Oleh: Karyudi Sutajah Putra
TRIBUNNEWS.COM - Kita tentu tak asing lagi dengan "wayang", kesenian tradisional asal Jawa, yang kerap digelar dalam acara-acara tertentu seperti khitanan, perkawinan, hingga Agustusan.
Pertunjukan wayang menyaratkan adanya wayang itu sendiri, "dalang" (sutradara), "lakon" (skenario), "kelir" (layar), "gamelan" (musik), "niyaga" (pemusik) dan "waranggana" atau "pesinden" (penyanyi).
Agar pertunjukan wayang dapat berlangsung dengan baik, maka diperlukan kekompakan dan kerja sama semua komponen tersebut, sesuai peran masing-masing.
"Wayang", yang berarti "bayangan" (karena jika dilihat dari balik layar yang tampak hanya bayangannya), peran, gerak-gerik, dialog, dan pola permainannya tergantung dalang yang memainkannya.
Sedangkan dalang, dalam memainkan wayang, tergantung skenario atau jalan ceritanya.

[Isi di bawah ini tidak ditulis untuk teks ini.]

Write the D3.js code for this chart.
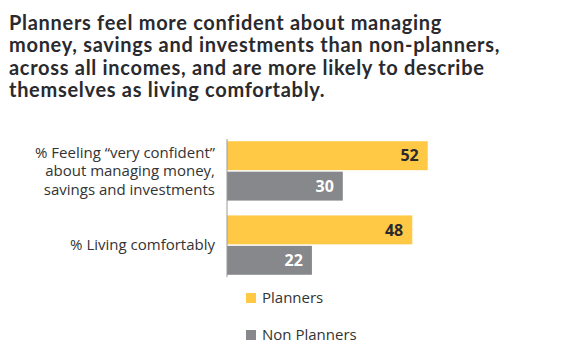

Robertino Fedrik Adhar Syaripuddin, salah seorang Jaksa Penuntut Umum (JPU) dalam persidangan perkara penyiraman air keras penyidik senior Komisi Pemberantasan Korupsi (KPK) Novel Baswedan di Pengadilan Negeri Jakarta Utara, Kamis (11/6/2020), pun tampaknya tak lebih dari sekadar wayang yang dimainkan dalang.
Dus, mengikuti jalannya persidangan kasus Novel Baswedan, kita serasa menonton pertunjukan wayang yang mirip film, drama atau sandiwara.
Sang wayang, yakni Jaksa Fedrik, gegara menuntut Ronny Bugis dan Rahmat Kadir, oknum polisi yang menjadi terdakwa penyiram air keras terhadap Novel Baswedan, dengan hukuman 1 tahun penjara, langsung menjadi "center point" atau titik pusat perhatian publik, terutama para pendamba keadilan di negeri ini.
"Borok-borok" Jaksa Fedrik pun mulai dikorek. Fedrik dikulik. Fedrik seakan telah menjadi "public enemy" atau musuh publik.
Padahal, Fedrik tak lebih dari sekadar wayang yang dimainkan oleh dalang.
Ingat Fedrik, ingat pula Jaksa Cirus Sinaga dalam persidangan perkara pembunuhan Direktur Utama PT Putra Rajawali Banjaran Nasruddin Zulkarnaen di PN Jakarta Selatan, 19 Januari 2010, dengan terdakwa mantan Ketua KPK Antasari Azhar.
Seperti Fedrik, Cirus pun tampaknya tak lebih dari sekadar wayang. Bedanya, Cirus menuntut terdakwa dengan hukuman maksimal, yakni hukuman mati, sedangkan Fedrik menuntut terdakwa dengan hukuman minimal: 1 tahun penjara!
Antasari akhirnya divonis 18 tahun penjara pada 11 Februari 2010.
Bagaimana dengan Ronny dan Rahmat? Mereka bisa divonis 6 bulan penjara bahkan bebas.